Tue Jul 16 18:09:41 PDT 2013

Evergreen and later chipsets can sample from compressed colorbuffers.
Cayman and later chipsets cannot even decompress them. On those
chipsets, the decompression code only converts the CMASK+FMASK combo
to a texturable FMASK.

Marek

On Wed, Jul 17, 2013 at 2:52 AM, Grigori Goronzy <greg at chown.ath.cx> wrote:
> On 17.07.2013 02:05, Marek Olšák wrote:
>>
>> No, it's not faster, but it's not slower either.
>>
>> Now that I think about it, I can't come up with a good shader-based
>> algorithm for the resolve operation.
>>
>> I don't think Christoph's approach that an MSAA texture can be viewed
>> as a larger single-sample texture is correct, because the physical
>> locations of the samples in memory usually do not correspond to the
>> sample locations the 3D engine used for rasterization. so fetching a
>> texel from the larger texture at (x,y) physical coordinates won't
>> always return the closest rasterized sample at those coordinates.
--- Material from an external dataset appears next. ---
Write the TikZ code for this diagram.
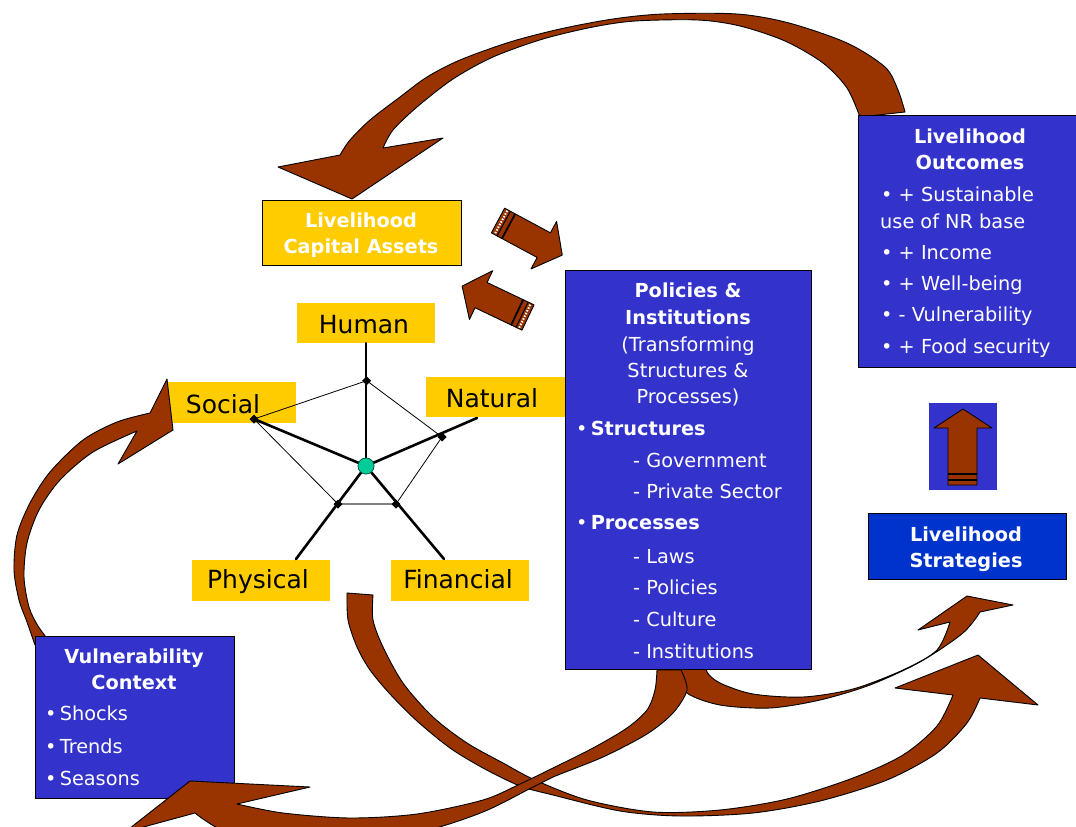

Also
>> the bilinear filter would be horrible in this case, because it only
>> takes 4 samples per pixel.
>>
>> Now let's consider implementing the scaled resolve operation in the
>> shader by texelFetch-ing all samples and using a bilinear filter. For
>> Nx MSAA, there would be N*4 texel fetches per pixel; in comparison,
>> separate resolve+blit needs only N+4 texel fetches per pixel. In
>> addition to that, the resolve is a special fixed-function blending
>> operation and the fragment shader is not even executed. See? Separate
>> resolve+blit beats everything.
>>
>
> AFAICS the point of the spec is that it allows cheaper approximations that
> don't use all texels and it allows the implementation to avoid writes to a
> temp texture, both to save memory bandwidth. I am not sure if it is
> reasonably possible to do this (without causing aliasing). How does scaled
> blit on Intel hardware perform compared to resolve+blit? Maybe it helps on
> bandwidth-constrained GPU configurations.
>
> In terms of memory bandwidth per pixel, resolve+blit needs N reads and 1
> write for the resolve step and 1 read for the blit step. If we assume 100%
> hit rate for the texture cache, scaled blit needs only N reads and that's
> it. So in theory it may work. OTOH, compressed colorbuffers and fast clear
> that are used by r600g should reduce actual bandwidth requirements for the
> resolve step a lot. And we cannot take advantage of the compression when
> we're sampling from colorbuffers. I probably just answered this myself:
> resolve+blit is easier and better at least on Radeon hardware. :)
>
> Grigori